━━━━━ COLLECTED MATERIAL ━━━━━
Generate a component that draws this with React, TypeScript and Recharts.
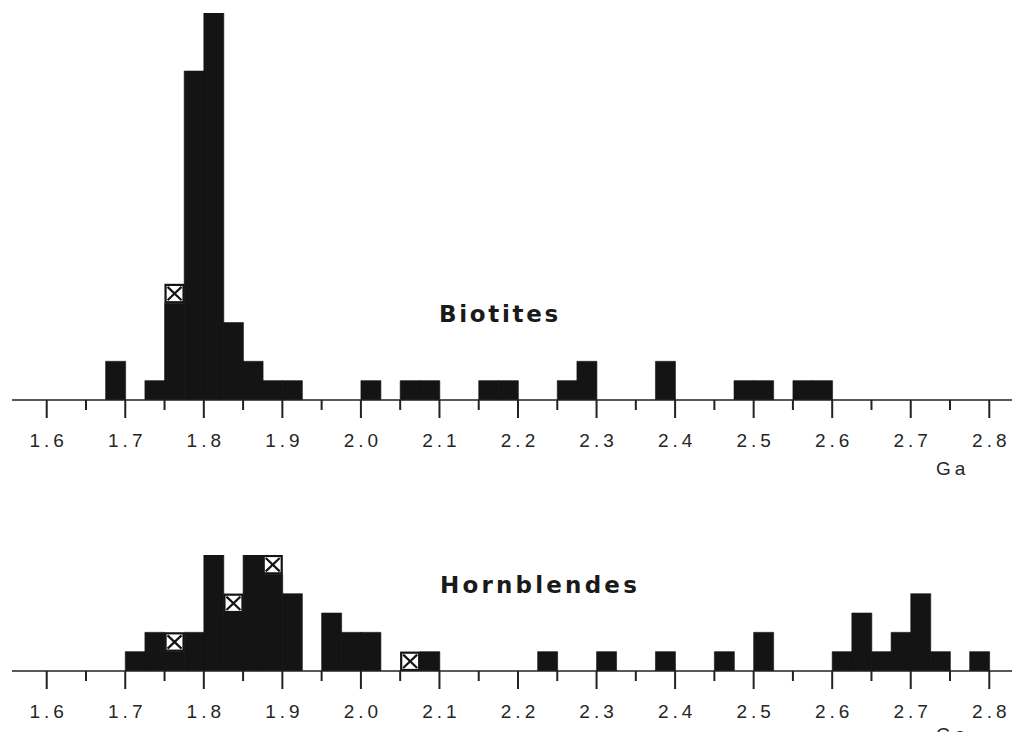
import React from "react";
import { BarChart, Bar, XAxis, YAxis } from "recharts";

// Bin start values (Ga), bin width 0.025 Ga
const binStarts = [
  1.575, 1.6, 1.625, 1.65, 1.675, 1.7, 1.725, 1.75, 1.775, 1.8,
  1.825, 1.85, 1.875, 1.9, 1.925, 1.95, 1.975, 2.0, 2.025, 2.05,
  2.075, 2.1, 2.125, 2.15, 2.175, 2.2, 2.225, 2.25, 2.275, 2.3,
  2.325, 2.35, 2.375, 2.4, 2.425, 2.45, 2.475, 2.5, 2.525, 2.55,
  2.575, 2.6, 2.625, 2.65, 2.675, 2.7, 2.725, 2.75, 2.775, 2.8,
];

// Biotites: solid counts and crossed (open) counts per bin
const biotiteSolid = [
  0, 0, 0, 0, 2, 0, 1, 5, 17, 20,
  4, 2, 1, 1, 0, 0, 0, 1, 0, 1,
  1, 0, 0, 1, 1, 0, 0, 1, 2, 0,
  0, 0, 2, 0, 0, 0, 1, 1, 0, 1,
  1, 0, 0, 0, 0, 0, 0, 0, 0, 0,
];
const biotiteCrossed = [
  0, 0, 0, 0, 0, 0, 0, 1, 0, 0,
  0, 0, 0, 0, 0, 0, 0, 0, 0, 0,
  0, 0, 0, 0, 0, 0, 0, 0, 0, 0,
  0, 0, 0, 0, 0, 0, 0, 0, 0, 0,
  0, 0, 0, 0, 0, 0, 0, 0, 0, 0,
];

// Hornblendes
const hornblendeSolid = [
  0, 0, 0, 0, 0, 1, 2, 1, 2, 6,
  3, 6, 5, 4, 0, 3, 2, 2, 0, 0,
  1, 0, 0, 0, 0, 0, 1, 0, 0, 1,
  0, 0, 1, 0, 0, 1, 0, 2, 0, 0,
  0, 1, 3, 1, 2, 4, 1, 0, 1, 0,
];
const hornblendeCrossed = [
  0, 0, 0, 0, 0, 0, 0, 1, 0, 0,
  1, 0, 1, 0, 0, 0, 0, 0, 0, 1,
  0, 0, 0, 0, 0, 0, 0, 0, 0, 0,
  0, 0, 0, 0, 0, 0, 0, 0, 0, 0,
  0, 0, 0, 0, 0, 0, 0, 0, 0, 0,
];

// Axis ticks (Ga): majors labelled every 0.1, minors every 0.05
const tickValues = [
  1.6, 1.65, 1.7, 1.75, 1.8, 1.85, 1.9, 1.95, 2.0, 2.05, 2.1, 2.15, 2.2,
  2.25, 2.3, 2.35, 2.4, 2.45, 2.5, 2.55, 2.6, 2.65, 2.7, 2.75, 2.8,
];
const axisUnit = "Ga";
const panelTitles = ["Biotites", "Hornblendes"];

const BIN = 0.025;
const DOMAIN_MIN = 1.5558;
const DOMAIN_MAX = 2.8391;
const CHART_W = 1012;
const MARGIN_L = 4;
const PLOT_W = CHART_W - MARGIN_L;
const PX_PER = PLOT_W / (DOMAIN_MAX - DOMAIN_MIN);
const PAD_L = (binStarts[0] - DOMAIN_MIN) * PX_PER;
const PAD_R = (DOMAIN_MAX - (binStarts[binStarts.length - 1] + BIN)) * PX_PER;

const INK = "#141414";
const LABEL_FONT = "'Liberation Sans', Arial, sans-serif";

const bioData = binStarts.map((b, i) => ({
  bin: b,
  solid: biotiteSolid[i],
  cross: biotiteCrossed[i],
}));
const hornData = binStarts.map((b, i) => ({
  bin: b,
  solid: hornblendeSolid[i],
  cross: hornblendeCrossed[i],
}));

const CrossBox = (p: any) => {
  const { x, y, width: w, height: h } = p;
  if (!h || h <= 0 || !w) return <g />;
  return (
    <g>
      <rect x={x + 1} y={y + 1} width={w - 2} height={h - 2} fill="#fff" stroke={INK} strokeWidth={2.2} />
      <line x1={x + 3} y1={y + 3} x2={x + w - 3} y2={y + h - 3} stroke={INK} strokeWidth={2.2} />
      <line x1={x + w - 3} y1={y + 3} x2={x + 3} y2={y + h - 3} stroke={INK} strokeWidth={2.2} />
    </g>
  );
};

const renderTick = (props: any) => {
  const { x, y, payload } = props;
  const v = Number(payload.value);
  const major = Math.abs(Math.round(v * 10) - v * 10) < 1e-6;
  return (
    <g>
      <line x1={x} x2={x} y1={y} y2={y + (major ? 18 : 10)} stroke="#222" strokeWidth={2} />
      {major && (
        <text
          x={x + 2}
          y={y + 47}
          textAnchor="middle"
          fontFamily={LABEL_FONT}
          fontSize={19}
          letterSpacing={4}
          fill="#262626"
        >
          {v.toFixed(1)}
        </text>
      )}
    </g>
  );
};

const Panel = ({ data, yMax, height, top, axisHeight }: any) => (
  <BarChart
    width={CHART_W}
    height={height}
    data={data}
    margin={{ top, right: 0, left: MARGIN_L, bottom: 0 }}
    barCategoryGap={0}
    barGap={0}
  >
    <XAxis
      xAxisId="num"
      dataKey="bin"
      type="number"
      domain={[DOMAIN_MIN, DOMAIN_MAX]}
      allowDataOverflow
      ticks={tickValues}
      interval={0}
      height={axisHeight}
      tickSize={0}
      tickMargin={0}
      tickLine={false}
      axisLine={{ stroke: "#222", strokeWidth: 1.5 }}
      tick={renderTick}
    />
    <XAxis
      xAxisId="cat"
      dataKey="bin"
      type="category"
      hide
      height={0}
      padding={{ left: PAD_L, right: PAD_R }}
    />
    <YAxis hide type="number" domain={[0, yMax]} allowDataOverflow width={0} />
    <Bar
      xAxisId="cat"
      dataKey="solid"
      stackId="s"
      fill={INK}
      stroke={INK}
      strokeWidth={0.6}
      isAnimationActive={false}
    />
    <Bar
      xAxisId="cat"
      dataKey="cross"
      stackId="s"
      fill="#fff"
      shape={CrossBox}
      isAnimationActive={false}
    />
  </BarChart>
);

export default function App() {
  return (
    <div
      style={{
        position: "relative",
        width: CHART_W,
        height: 732,
        marginBottom: -8,
        overflow: "hidden",
        background: "#fff",
      }}
    >
      <div style={{ position: "absolute", left: 0, top: 0 }}>
        <Panel data={bioData} yMax={20} height={472} top={5} axisHeight={80} />
      </div>
      <div style={{ position: "absolute", left: 0, top: 532 }}>
        <Panel data={hornData} yMax={6} height={200} top={15} axisHeight={69} />
      </div>
      <svg
        width={CHART_W}
        height={732}
        style={{ position: "absolute", left: 0, top: 0, pointerEvents: "none" }}
      >
        <text
          x={431}
          y={314}
          fontFamily="'DejaVu Sans', sans-serif"
          fontWeight="bold"
          fontSize={23}
          letterSpacing={2.7}
          fill="#1a1a1a"
        >
          {panelTitles[0]}
        </text>
        <text
          x={432}
          y={585}
          fontFamily="'DejaVu Sans', sans-serif"
          fontWeight="bold"
          fontSize={23}
          letterSpacing={3.2}
          fill="#1a1a1a"
        >
          {panelTitles[1]}
        </text>
        <text
          x={928}
          y={467}
          fontFamily={LABEL_FONT}
          fontSize={19}
          letterSpacing={4}
          fill="#262626"
        >
          {axisUnit}
        </text>
        <text
          x={928}
          y={733}
          fontFamily={LABEL_FONT}
          fontSize={19}
          letterSpacing={4}
          fill="#262626"
        >
          {axisUnit}
        </text>
      </svg>
    </div>
  );
}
━━━━━
* _WHAT TO DO_
Write out exactly the lines between the start of the data and the line with "Bar, XAxis, YAxis", including both, but none of the pictures.

* _TASK RESPONSE_
Generate a component that draws this with React, TypeScript and Recharts.
import React from "react";
import { BarChart, Bar, XAxis, YAxis } from "recharts";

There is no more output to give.